◆ **SET PROBLEM**
Return the material exactly as supplied, apart from the pictures, which are omitted.

◆ **INFORMATION SHOWN**
-- Start --

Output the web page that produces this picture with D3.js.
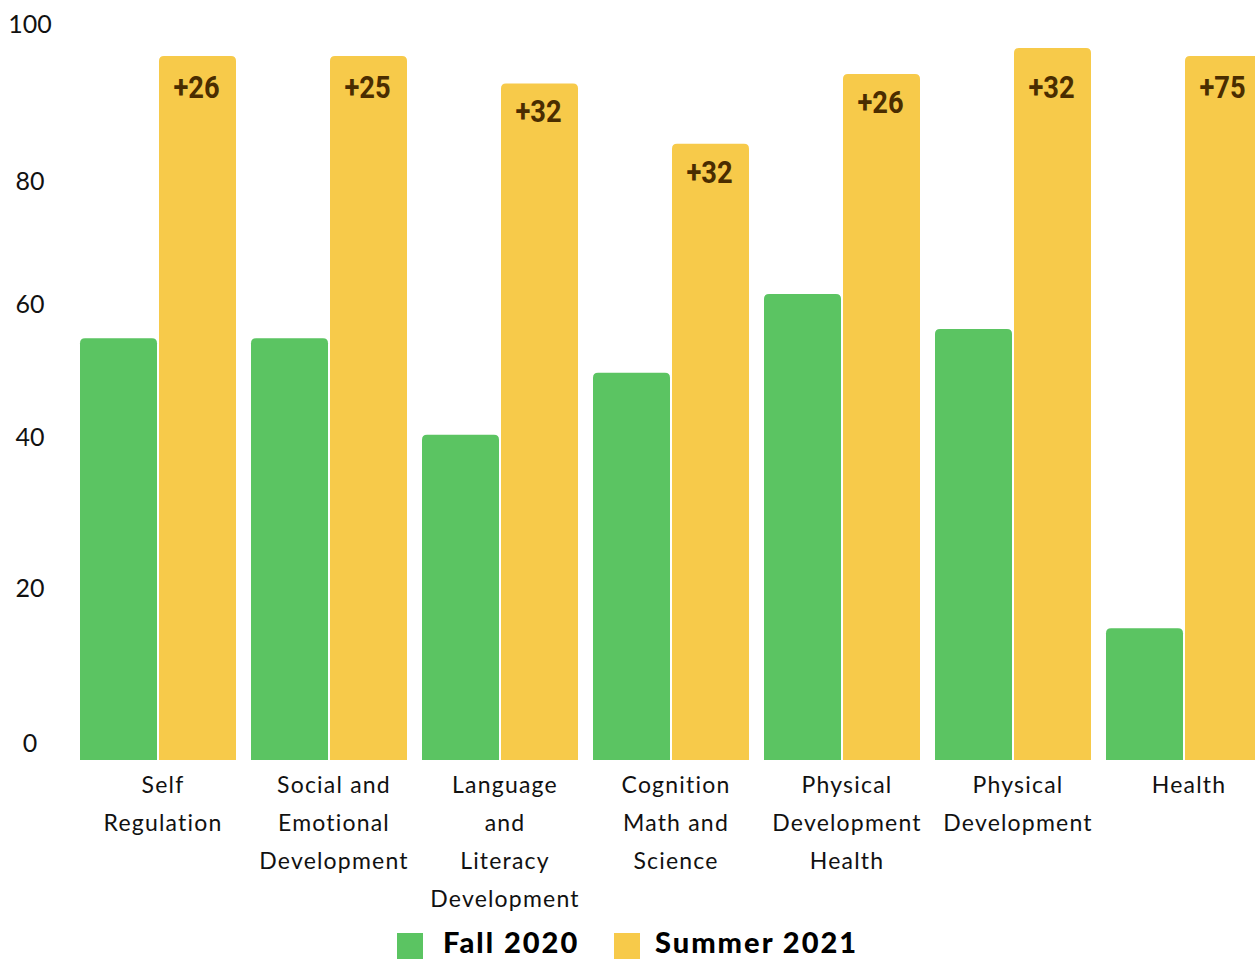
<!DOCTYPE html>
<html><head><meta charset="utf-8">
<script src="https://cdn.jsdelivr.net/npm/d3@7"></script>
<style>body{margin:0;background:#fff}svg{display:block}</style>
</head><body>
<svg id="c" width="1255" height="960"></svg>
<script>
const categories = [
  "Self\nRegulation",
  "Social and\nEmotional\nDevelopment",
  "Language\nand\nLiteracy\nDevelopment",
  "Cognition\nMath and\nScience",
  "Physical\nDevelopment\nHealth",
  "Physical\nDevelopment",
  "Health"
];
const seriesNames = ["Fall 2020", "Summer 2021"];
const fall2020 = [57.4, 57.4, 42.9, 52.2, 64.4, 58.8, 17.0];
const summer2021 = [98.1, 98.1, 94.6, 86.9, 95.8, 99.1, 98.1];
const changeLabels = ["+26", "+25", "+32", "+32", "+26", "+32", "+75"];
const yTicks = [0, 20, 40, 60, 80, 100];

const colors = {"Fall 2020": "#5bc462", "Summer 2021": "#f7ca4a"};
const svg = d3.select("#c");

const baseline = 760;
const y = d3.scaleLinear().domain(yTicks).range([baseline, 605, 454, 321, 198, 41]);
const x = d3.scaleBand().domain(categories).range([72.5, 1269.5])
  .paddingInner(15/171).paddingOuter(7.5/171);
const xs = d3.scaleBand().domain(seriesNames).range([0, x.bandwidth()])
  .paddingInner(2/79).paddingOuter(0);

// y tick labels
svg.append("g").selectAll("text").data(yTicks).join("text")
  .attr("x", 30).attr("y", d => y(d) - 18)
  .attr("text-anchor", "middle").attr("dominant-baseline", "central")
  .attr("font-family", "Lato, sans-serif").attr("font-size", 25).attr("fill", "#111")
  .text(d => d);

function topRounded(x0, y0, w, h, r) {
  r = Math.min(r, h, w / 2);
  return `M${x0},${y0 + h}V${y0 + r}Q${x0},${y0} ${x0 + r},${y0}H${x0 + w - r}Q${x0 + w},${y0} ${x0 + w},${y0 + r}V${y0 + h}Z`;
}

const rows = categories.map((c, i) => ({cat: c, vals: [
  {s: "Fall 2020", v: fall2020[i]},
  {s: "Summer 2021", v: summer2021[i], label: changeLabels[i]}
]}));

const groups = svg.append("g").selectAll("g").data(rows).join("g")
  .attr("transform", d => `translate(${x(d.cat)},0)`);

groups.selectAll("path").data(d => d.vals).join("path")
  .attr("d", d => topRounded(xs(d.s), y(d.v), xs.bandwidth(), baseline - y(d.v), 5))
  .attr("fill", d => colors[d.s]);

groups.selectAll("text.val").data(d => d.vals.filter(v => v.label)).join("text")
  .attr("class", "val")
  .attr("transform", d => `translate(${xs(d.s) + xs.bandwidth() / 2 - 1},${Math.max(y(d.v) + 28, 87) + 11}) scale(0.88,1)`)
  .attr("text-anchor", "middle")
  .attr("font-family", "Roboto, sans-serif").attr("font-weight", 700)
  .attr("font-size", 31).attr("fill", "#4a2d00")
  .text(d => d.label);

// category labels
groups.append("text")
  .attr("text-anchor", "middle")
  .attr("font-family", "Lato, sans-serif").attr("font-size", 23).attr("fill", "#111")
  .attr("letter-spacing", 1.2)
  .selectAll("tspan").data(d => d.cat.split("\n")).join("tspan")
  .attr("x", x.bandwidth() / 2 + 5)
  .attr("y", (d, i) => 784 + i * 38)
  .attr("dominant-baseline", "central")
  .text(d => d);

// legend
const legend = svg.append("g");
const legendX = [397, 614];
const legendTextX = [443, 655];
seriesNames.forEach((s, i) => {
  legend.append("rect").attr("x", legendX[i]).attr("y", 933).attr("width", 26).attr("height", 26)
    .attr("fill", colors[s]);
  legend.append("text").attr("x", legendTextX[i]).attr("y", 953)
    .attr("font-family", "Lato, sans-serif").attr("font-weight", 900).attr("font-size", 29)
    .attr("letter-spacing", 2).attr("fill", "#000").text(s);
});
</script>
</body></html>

-- End --

◆ **PROBLEM SOLUTION**
Output the web page that produces this picture with D3.js.
<!DOCTYPE html>
<html><head><meta charset="utf-8">
<script src="https://cdn.jsdelivr.net/npm/d3@7"></script>
<style>body{margin:0;background:#fff}svg{display:block}</style>
</head><body>
<svg id="c" width="1255" height="960"></svg>
<script>
const categories = [
  "Self\nRegulation",
  "Social and\nEmotional\nDevelopment",
  "Language\nand\nLiteracy\nDevelopment",
  "Cognition\nMath and\nScience",
  "Physical\nDevelopment\nHealth",
  "Physical\nDevelopment",
  "Health"
];
const seriesNames = ["Fall 2020", "Summer 2021"];
const fall2020 = [57.4, 57.4, 42.9, 52.2, 64.4, 58.8, 17.0];
const summer2021 = [98.1, 98.1, 94.6, 86.9, 95.8, 99.1, 98.1];
const changeLabels = ["+26", "+25", "+32", "+32", "+26", "+32", "+75"];
const yTicks = [0, 20, 40, 60, 80, 100];

const colors = {"Fall 2020": "#5bc462", "Summer 2021": "#f7ca4a"};
const svg = d3.select("#c");

const baseline = 760;
const y = d3.scaleLinear().domain(yTicks).range([baseline, 605, 454, 321, 198, 41]);
const x = d3.scaleBand().domain(categories).range([72.5, 1269.5])
  .paddingInner(15/171).paddingOuter(7.5/171);
const xs = d3.scaleBand().domain(seriesNames).range([0, x.bandwidth()])
  .paddingInner(2/79).paddingOuter(0);

// y tick labels
svg.append("g").selectAll("text").data(yTicks).join("text")
  .attr("x", 30).attr("y", d => y(d) - 18)
  .attr("text-anchor", "middle").attr("dominant-baseline", "central")
  .attr("font-family", "Lato, sans-serif").attr("font-size", 25).attr("fill", "#111")
  .text(d => d);

function topRounded(x0, y0, w, h, r) {
  r = Math.min(r, h, w / 2);
  return `M${x0},${y0 + h}V${y0 + r}Q${x0},${y0} ${x0 + r},${y0}H${x0 + w - r}Q${x0 + w},${y0} ${x0 + w},${y0 + r}V${y0 + h}Z`;
}

const rows = categories.map((c, i) => ({cat: c, vals: [
  {s: "Fall 2020", v: fall2020[i]},
  {s: "Summer 2021", v: summer2021[i], label: changeLabels[i]}
]}));

const groups = svg.append("g").selectAll("g").data(rows).join("g")
  .attr("transform", d => `translate(${x(d.cat)},0)`);

groups.selectAll("path").data(d => d.vals).join("path")
  .attr("d", d => topRounded(xs(d.s), y(d.v), xs.bandwidth(), baseline - y(d.v), 5))
  .attr("fill", d => colors[d.s]);

groups.selectAll("text.val").data(d => d.vals.filter(v => v.label)).join("text")
  .attr("class", "val")
  .attr("transform", d => `translate(${xs(d.s) + xs.bandwidth() / 2 - 1},${Math.max(y(d.v) + 28, 87) + 11}) scale(0.88,1)`)
  .attr("text-anchor", "middle")
  .attr("font-family", "Roboto, sans-serif").attr("font-weight", 700)
  .attr("font-size", 31).attr("fill", "#4a2d00")
  .text(d => d.label);

// category labels
groups.append("text")
  .attr("text-anchor", "middle")
  .attr("font-family", "Lato, sans-serif").attr("font-size", 23).attr("fill", "#111")
  .attr("letter-spacing", 1.2)
  .selectAll("tspan").data(d => d.cat.split("\n")).join("tspan")
  .attr("x", x.bandwidth() / 2 + 5)
  .attr("y", (d, i) => 784 + i * 38)
  .attr("dominant-baseline", "central")
  .text(d => d);

// legend
const legend = svg.append("g");
const legendX = [397, 614];
const legendTextX = [443, 655];
seriesNames.forEach((s, i) => {
  legend.append("rect").attr("x", legendX[i]).attr("y", 933).attr("width", 26).attr("height", 26)
    .attr("fill", colors[s]);
  legend.append("text").attr("x", legendTextX[i]).attr("y", 953)
    .attr("font-family", "Lato, sans-serif").attr("font-weight", 900).attr("font-size", 29)
    .attr("letter-spacing", 2).attr("fill", "#000").text(s);
});
</script>
</body></html>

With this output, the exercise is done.